A Comissão não lhe deu razão, porque reconheceu a existência de
um potencial conflito de interesses nas suas tomadas de posição
públicas. A Fernanda, contudo, nunca aceitou tal decisão – em
primeiro lugar, defendia ela, estava o seu direito à privacidade.
Afinal, dizia-se ontem como hoje, qualquer pessoa de bons modos deve
considerar abjecto um jornal andar a meter o nariz na intimidade do
primeiro-ministro.
Azar dos Távoras:
foi através dos gastos injustificáveis na vida privada de Sócrates
que o Ministério Público chegou aos alegados crimes da sua vida
pública.
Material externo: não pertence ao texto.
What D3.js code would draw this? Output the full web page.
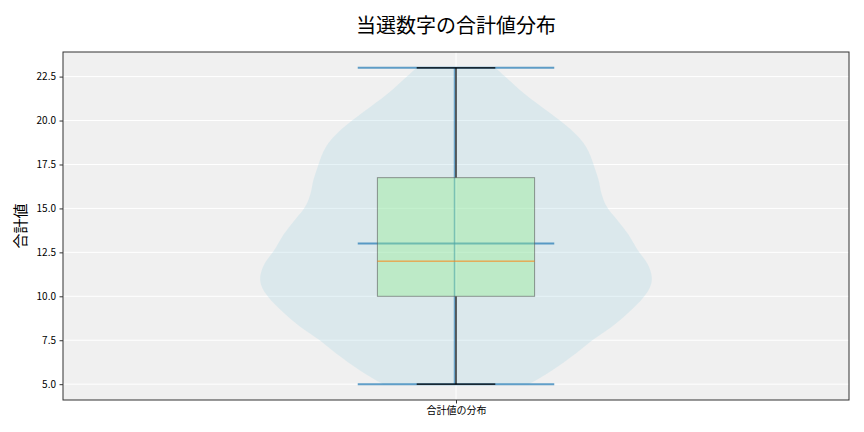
<!DOCTYPE html>
<html>
<head>
<meta charset="utf-8">
<script src="https://cdn.jsdelivr.net/npm/d3@7"></script>
<style>
  body { margin: 0; background: #fff; }
  text { font-family: "Noto Sans CJK JP", "Noto Sans", sans-serif; }
</style>
</head>
<body>
<script>
// density outline of the violin (relative width, 1 = widest)
const violinY = [5.0, 5.5, 6.0, 6.5, 7.0, 7.5, 8.0, 8.5, 9.0, 9.5, 10.0, 10.5, 11.0, 11.5, 12.0,
                 12.5, 13.0, 13.5, 14.0, 14.5, 15.0, 15.5, 16.0, 16.5, 17.0, 17.5, 18.0, 18.5,
                 19.0, 19.5, 20.0, 20.5, 21.0, 21.5, 22.0, 22.5, 23.0];
const violinDensity = [0.37, 0.45, 0.52, 0.58, 0.64, 0.69, 0.76, 0.82, 0.87, 0.92, 0.96, 0.99, 1.0, 0.99, 0.97,
                       0.93, 0.905, 0.88, 0.845, 0.81, 0.77, 0.75, 0.735, 0.73, 0.715, 0.70, 0.685, 0.665,
                       0.63, 0.585, 0.53, 0.47, 0.41, 0.35, 0.30, 0.25, 0.20];

// summary stats
const minVal = 5, maxVal = 23, meanVal = 13;
const q1 = 10, medianVal = 12, q3 = 16.75;

const yTicks = [5.0, 7.5, 10.0, 12.5, 15.0, 17.5, 20.0, 22.5];
const category = '合計値の分布';

const width = 864, height = 432;
const margin = {top: 52, right: 15, bottom: 32, left: 63};

const svg = d3.select('body')
              .append('svg')
              .attr('width', width)
              .attr('height', height);

const x = d3.scaleLinear()
            .domain([0.5, 1.5])
            .range([margin.left, width - margin.right]);

const y = d3.scaleLinear()
            .domain([4.1, 23.9])
            .range([height - margin.bottom, margin.top]);

// plot background
svg.append('rect')
  .attr('x', margin.left)
  .attr('y', margin.top)
  .attr('width', width - margin.left - margin.right)
  .attr('height', height - margin.top - margin.bottom)
  .attr('fill', '#f0f0f0');

// grid
svg.append('g')
  .selectAll('line')
  .data(yTicks)
  .enter()
  .append('line')
  .attr('x1', margin.left)
  .attr('x2', width - margin.right)
  .attr('y1', (d) => y(d))
  .attr('y2', (d) => y(d))
  .attr('stroke', '#fff')
  .attr('stroke-width', 1);

svg.append('line')
  .attr('x1', x(1)).attr('x2', x(1))
  .attr('y1', margin.top).attr('y2', height - margin.bottom)
  .attr('stroke', '#fff')
  .attr('stroke-width', 1);

// violin, max half width = 0.25 x-units
const halfW = (d) => x(1 + d * 0.25) - x(1);
const pts = violinY.map((v, i) => [v, violinDensity[i]]);

const area = d3.area()
  .curve(d3.curveBasis)
  .y((d) => y(d[0]))
  .x0((d) => x(1) - halfW(d[1]))
  .x1((d) => x(1) + halfW(d[1]));

svg.append('path')
  .datum(pts)
  .attr('d', area)
  .attr('fill', '#add8e6')
  .attr('fill-opacity', 0.3);

// violin lines: center bar, extrema and mean
const vLineHalf = x(1.125) - x(1);
svg.append('line')
  .attr('x1', x(1) - 1.5).attr('x2', x(1) - 1.5)
  .attr('y1', y(minVal)).attr('y2', y(maxVal))
  .attr('stroke', '#1f77b4')
  .attr('stroke-opacity', 0.6)
  .attr('stroke-width', 1.5);

svg.append('g')
  .selectAll('line')
  .data([minVal, maxVal, meanVal])
  .enter()
  .append('line')
  .attr('x1', x(1) - vLineHalf)
  .attr('x2', x(1) + vLineHalf)
  .attr('y1', (d) => y(d))
  .attr('y2', (d) => y(d))
  .attr('stroke', '#1f77b4')
  .attr('stroke-opacity', 0.7)
  .attr('stroke-width', 2);

// box plot
const boxHalf = x(1.1) - x(1);
const capHalf = x(1.05) - x(1);

svg.append('line')
  .attr('x1', x(1)).attr('x2', x(1))
  .attr('y1', y(q3)).attr('y2', y(maxVal))
  .attr('stroke', '#000')
  .attr('stroke-width', 1.2);

svg.append('line')
  .attr('x1', x(1)).attr('x2', x(1))
  .attr('y1', y(q1)).attr('y2', y(minVal))
  .attr('stroke', '#000')
  .attr('stroke-width', 1.2);

svg.append('g')
  .selectAll('line')
  .data([minVal, maxVal])
  .enter()
  .append('line')
  .attr('x1', x(1) - capHalf)
  .attr('x2', x(1) + capHalf)
  .attr('y1', (d) => y(d))
  .attr('y2', (d) => y(d))
  .attr('stroke', '#000')
  .attr('stroke-width', 1.2);

svg.append('rect')
  .attr('x', x(1) - boxHalf)
  .attr('y', y(q3))
  .attr('width', boxHalf * 2)
  .attr('height', y(q1) - y(q3))
  .attr('fill', '#90ee90')
  .attr('fill-opacity', 0.4)
  .attr('stroke', '#555')
  .attr('stroke-opacity', 0.6)
  .attr('stroke-width', 1);

svg.append('line')
  .attr('x1', x(1) - boxHalf).attr('x2', x(1) + boxHalf)
  .attr('y1', y(medianVal)).attr('y2', y(medianVal))
  .attr('stroke', '#ff7f0e')
  .attr('stroke-opacity', 0.9)
  .attr('stroke-width', 1);

// axes
const yAxis = d3.axisLeft(y)
  .tickValues(yTicks)
  .tickFormat(d3.format('.1f'))
  .tickSize(3.5)
  .tickPadding(3.5);

const gy = svg.append('g')
  .attr('transform', 'translate(' + margin.left + ', 0)')
  .call(yAxis);
gy.select('.domain').remove();
gy.selectAll('text').attr('font-size', 10).attr('fill', '#000')
  .style('font-family', '"Noto Sans CJK JP", sans-serif');
gy.selectAll('line').attr('stroke', '#333');

const xAxis = d3.axisBottom(x)
  .tickValues([1])
  .tickFormat(() => category)
  .tickSize(3.5)
  .tickPadding(3.5);

const gx = svg.append('g')
  .attr('transform', 'translate(0, ' + (height - margin.bottom) + ')')
  .call(xAxis);
gx.select('.domain').remove();
gx.selectAll('text').attr('font-size', 10).attr('fill', '#000')
  .style('font-family', '"Noto Sans CJK JP", sans-serif');
gx.selectAll('line').attr('stroke', '#333');

// frame
svg.append('rect')
  .attr('x', margin.left)
  .attr('y', margin.top)
  .attr('width', width - margin.left - margin.right)
  .attr('height', height - margin.top - margin.bottom)
  .attr('fill', 'none')
  .attr('stroke', '#333')
  .attr('stroke-width', 1);

// titles
svg.append('text')
  .attr('x', x(1))
  .attr('y', 33)
  .attr('text-anchor', 'middle')
  .attr('font-size', 20)
  .text('当選数字の合計値分布');

svg.append('text')
  .attr('transform', 'rotate(-90)')
  .attr('x', -(margin.top + (height - margin.top - margin.bottom) / 2))
  .attr('y', 26)
  .attr('text-anchor', 'middle')
  .attr('font-size', 15)
  .text('合計値');
</script>
</body>
</html>
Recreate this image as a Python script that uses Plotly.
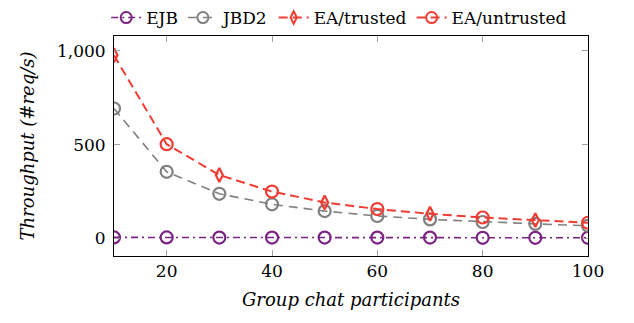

Ora, da mesma forma que Fernanda Câncio merece reparação
pelos erros que o Correio da Manhã tem cometido, eu ainda estou à
espera que ela admita este seu erro fundamental, que tanto a viria a
afectar no futuro – a vida privada de José Sócrates, e a dela por
acréscimo, eram efectivamente notícia. E aquelas coisas odiosas que
só o Correio da Manhã costuma revelar acerca da vida privada dos
poderosos – férias opulentas, jantares opíparos, compras luxuosas
– são, afinal, um dos pilares fundamentais da Operação Marquês.
O público e o privado não se separam com a ponta de um bisturi.
Sócrates é a prova viva de que é tão estúpido defender de forma
acéfala o Correio da Manhã como criticá-lo cegamente. Fernanda
Câncio, mais do que ninguém, deveria saber isso.